On 9/15/20 8:53 PM, Fabrice BAUZAC-STEHLY wrote:
> Nate Bargmann writes:
> 
>> I am going to be deploying a Debian system at a location where I am
>> unsure if I can make any inbound connection into that system.  I am
>> going to set up an SSH tunnel from that system to a host in my LAN.
>> What I am concerned about is the remote possibility of theft and
>> therefore exposing my LAN to an inbound connection where a shell prompt
>> can be obtained.  I will be setting up a private/public key pair.  My
>> plan is to SSH into the internal host and then initiate an SSH
>> connection to the defined port and ultimately log into the remote
>> system.
>>
>> The site is physically secure, but ...  While I understand that at the
>> remote end I can instruct the SSH client not to request a pseudo tty, if
>> a thief has the private key, all he needs to do is initiate a connection
>> and get a shell prompt on my internal host (due to being run from a
>> startup script, the private key cannot be password protected, or can
>> it?).
>>
>> What I would like to do is in some way configure the ssh daemon on my
>> internal host to not allow any access other than allocating the port for
>> the reverse connection.  Ideally, this restriction should be based on
>> the public key of the pair but I've not seen in sshd_config(5) a way for
>> the Match directive to use the public key as its trigger.
> 
> To restrict what an SSH account can do, you can use the command="..."

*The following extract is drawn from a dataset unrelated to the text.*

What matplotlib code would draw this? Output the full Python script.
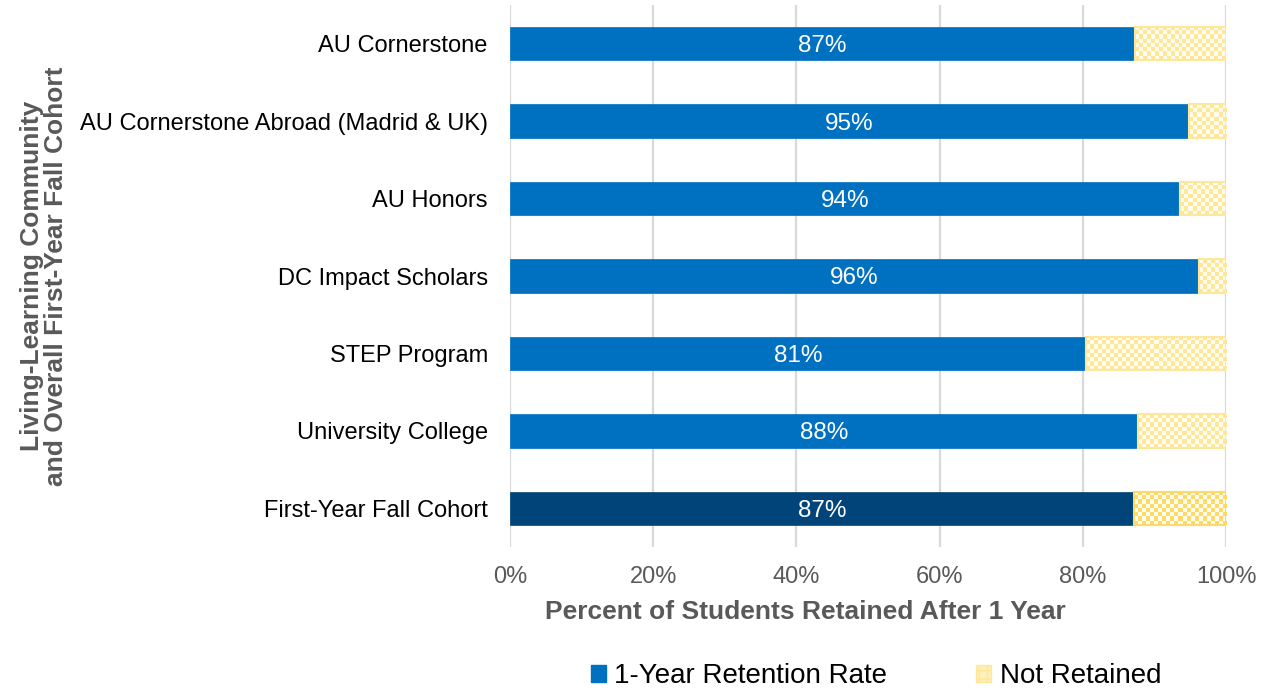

> setting in the autorized_keys file.  It is documented in sshd(8).  I use
> it specifically to restrain the possible actions that can be done with
> that private key.  As the command, you can use any program or script
> that can check the arguments and perform the requested action, without
> allowing any unforeseen action.
> 
> --
> Fabrice BAUZAC-STEHLY
> PGP 015AE9B25DCB0511D200A75DE5674DEA514C891D
> 

btw, there is package authprogs, doing exactly that and not only.